BTW If you drive rather than ride, you wont have the problem. I can now trot for hours without getting wheezy, riding I can only last a few minutes.
13th Feb 2007, 07:18 PM
Seeing GP on Thursday - fingers crossed.
From memory, yards have always set off a bit of v mild breathing probs but could hack for hours fine. I just thought I was nervous.
Unfortunately, although all I really want to do is hacking, I'm not currently good enough to do it.
13th Feb 2007, 09:37 PM
Good luck at the GP's. It does sound like an allergy but one other thing to think about is whether you are also tense about riding again? If you found your breathing improved as you drove away, could stress be a factor?
Hope you feel better soon:)
19th Feb 2007, 07:36 PM
Well - have been to GP and am now the proud owner of a lovely blue inhaler.
Worryingly (seeing as I have taught people how to use inhalers) I seem to spend most of the time squirting the stuff onto my tongue or up my nose!
However, since getting it I have realised that I am actually tight chested ALL THE TIME. I think my recent cold, in hindsight more like flu, has triggered it. So, with a bit of luck, this means horses aren't the problem at all.
I am keeping my fingers crossed and going to hang around the yard this weekend.
Thank-you everyone for knowing that giving up horses is not an option.
19th Feb 2007, 08:43 PM
its good to know you have gotten to the bottom of what your problem is.I remember when I first had my inhaler.I was like you and kept squirting my tongue but I did get the hang of it eventually.Hopefully you will too or else you are going to be prescribing yourself a spacer:p Good luck with being around the horses at the weekend and don't forget your inhaler.
19th Feb 2007, 08:49 PM
Whew, thats good that you've gotten it sorted. As regards taking the inhaler, you shake it, blow out through your mouth, then squirt and inhale at the same time. Hold your breath, wait 10 seconds, then slowly breath out (sigh of relief at your now looser chest!) :p :D I hope it helps you. Although try not to take it more then 3 times a day becuase you can get addicted to it, although I am sure your GP has warned you of this. :)
P.S: There should be an asthma clinic at your GP's where a nurse will follow your progress up. If you still have trouble taking the inhaler properly you can get a spacer from them. :p
19th Feb 2007, 08:56 PM
I have been allergic to horses and dogs for years and own both!! Here are some of my survival tips.
If it is deffo horses rather than other things at yard, do thinks like wash hands before touching face etc(read the thread about being unladylike to see how many of us don't).

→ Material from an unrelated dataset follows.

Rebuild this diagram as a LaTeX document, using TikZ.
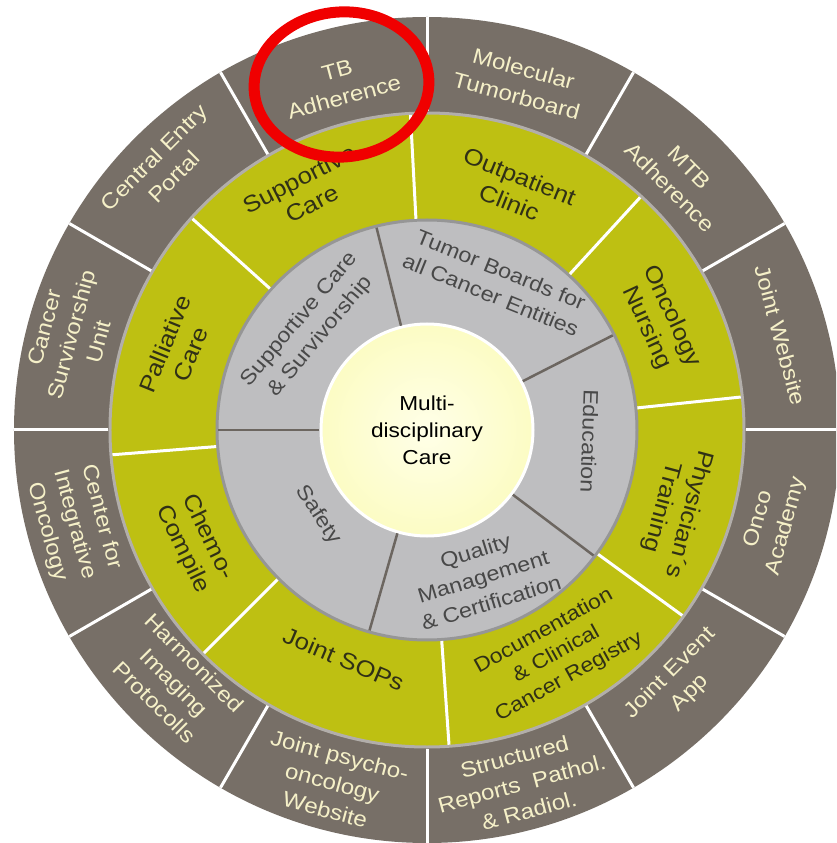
\documentclass[tikz,border=0pt]{standalone}
\usepackage{fontspec}
\setmainfont{Liberation Sans}[FakeStretch=1.12]

\definecolor{ringdark}{RGB}{119,111,103}
\definecolor{ringgreen}{RGB}{190,192,18}
\definecolor{ringgray}{RGB}{190,190,192}
\definecolor{rimlight}{RGB}{178,174,170}
\definecolor{rimgray}{RGB}{150,150,150}
\definecolor{corein}{RGB}{255,255,232}
\definecolor{coreout}{RGB}{252,252,196}
\definecolor{outertxt}{RGB}{245,240,200}
\definecolor{greentxt}{RGB}{48,48,22}
\definecolor{graytxt}{RGB}{72,72,72}
\definecolor{splitgray}{RGB}{108,102,96}
\definecolor{hilite}{RGB}{240,0,0}

\tikzset{
  outerlbl/.style={text=outertxt, align=center, font=\fontsize{21.5}{28}\selectfont},
  greenlbl/.style={text=greentxt, align=center, font=\fontsize{23}{28}\selectfont},
  graylbl/.style={text=graytxt, align=center, font=\fontsize{20.8}{27}\selectfont},
}

\begin{document}
\begin{tikzpicture}[x=1pt, y=1pt]
\useasboundingbox (-427,-413) rectangle (409,430);
\clip (-427,-413) rectangle (409,430);
% rings
\fill[ringdark] (0,0) circle (413);
\filldraw[fill=ringgreen, draw=rimlight, line width=3pt] (0,0) circle (317);
\filldraw[fill=ringgray, draw=rimgray, line width=3pt] (0,0) circle (210);
\shadedraw[inner color=corein, outer color=coreout, draw=white, line width=3pt] (0,0) circle (106);
% separators
\foreach \a in {0,30,...,330}
    \draw[white, line width=3pt] (\a:318.5) -- (\a:413);
\foreach \a in {93,47.5,6,-36,-86,-135,-175.5,138}
    \draw[white, line width=3pt] (\a:211.5) -- (\a:315.5);
\foreach \a in {104,27,-37,-106,180}
    \draw[splitgray, line width=2.5pt] (\a:107.5) -- (\a:208.5);
% outer ring
\node[outerlbl, rotate=15] (tbadh) at (104:357) {TB\\Adherence};
\node[outerlbl, rotate=-15] (moltb) at (75:360) {Molecular\\Tumorboard};
\node[outerlbl, rotate=-45] (mtbadh) at (45:357) {MTB\\Adherence};
\node[outerlbl, rotate=-75] (jweb) at (15:366) {Joint Website};
\node[outerlbl, rotate=75] (oncoac) at (-15:358) {Onco\\Academy};
\node[outerlbl, rotate=45] (jevent) at (-45:358) {Joint Event\\App};
\node[outerlbl, rotate=15] (strrep) at (-75:366) {Structured\\Reports~ Pathol.\\\& Radiol.};
\node[outerlbl, rotate=-15] (jpsy) at (-105:365) {Joint psycho-\\oncology\\Website};
\node[outerlbl, rotate=-45] (harmimg) at (-135:357) {Harmonized\\Imaging\\Protocolls};
\node[outerlbl, rotate=-75] (cio) at (-165:365) {Center for\\Integrative\\Oncology};
\node[outerlbl, rotate=75] (csu) at (165:368) {Cancer\\Survivorship\\Unit};
\node[outerlbl, rotate=45] (cep) at (135:372) {Central Entry\\Portal};
% green ring
\node[greenlbl, rotate=27] (supcare) at (117:268) {Supportive\\Care};
\node[greenlbl, rotate=-22] (outpat) at (70:256) {Outpatient\\Clinic};
\node[greenlbl, rotate=-65] (oncnurs) at (25:256) {Oncology\\Nursing};
\node[greenlbl, rotate=-105] (phystr) at (-18:261) {Physician´s\\Training};
\node[greenlbl, font=\fontsize{20.5}{26}\selectfont, rotate=29] (docreg) at (-60:259) {Documentation\\\& Clinical\\Cancer Registry};
\node[greenlbl, rotate=-23] (jsops) at (-110:244) {Joint SOPs};
\node[greenlbl, rotate=-64] (chemo) at (-154:258) {Chemo-\\Compile};
\node[greenlbl, rotate=68] (palcare) at (162:262) {Palliative\\Care};
% gray ring
\node[graylbl, rotate=50] (supsurv) at (139:155) {Supportive Care\\\& Survivorship};
\node[graylbl, rotate=-22] (tumboards) at (65:163) {Tumor Boards for\\all Cancer Entities};
\node[graylbl, rotate=-92] (edu) at (-4:163) {Education};
\node[graylbl, rotate=17] (qual) at (-69:157) {Quality\\Management\\\& Certification};
\node[graylbl, rotate=-57] (safety) at (-142:138) {Safety};
% centre
\node[align=center, font=\fontsize{20.2}{27}\selectfont] (mdc) at (0,0) {Multi-\\disciplinary\\Care};
% highlight
\draw[hilite, line width=11pt, rotate around={5:(-85.5,345.5)}] (-85.5,345.5) ellipse (87.5 and 72.5);
\end{tikzpicture}
\end{document}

Wear gloves to minimise skin contact.
Always keep antihistamine tablets available to deal with sudden unwanted rashes itching eyes etc
Never groom in a stable-that's a particular killer for me
in the winter I ride with a bandana around my nose and mouth to warm the air and humidfy it. A lot of people suffer when the cold air hits the lungs during physical exercise(always got me out of hockey-fab).
you can buy a very smart thing which supports ILPH if you go on the Buffwear website. It is a tube you can wear over your mouth and nose.
when riding always know where inhaler is and alert RI that you carry one and may need to use it. I had to have an inhaler stop last week as too much trotting in cold evening air. Hairy beat looked after me tho.
DO NOT underestimate how quickly a slight shortness of breath can lead to a ride in an ambulance and a spell in hosp(done both not fun). Not to panic you as it has only happened twice to me and only becuse I did not have inhaler with me cos i thought I would be fine that day!
you can have asthma and be with horses without too much hassle. My body has actually adjusted to my two chaps hair and I seem to have developed a tolerance. if I go away for more than a week then I lose this tolerance.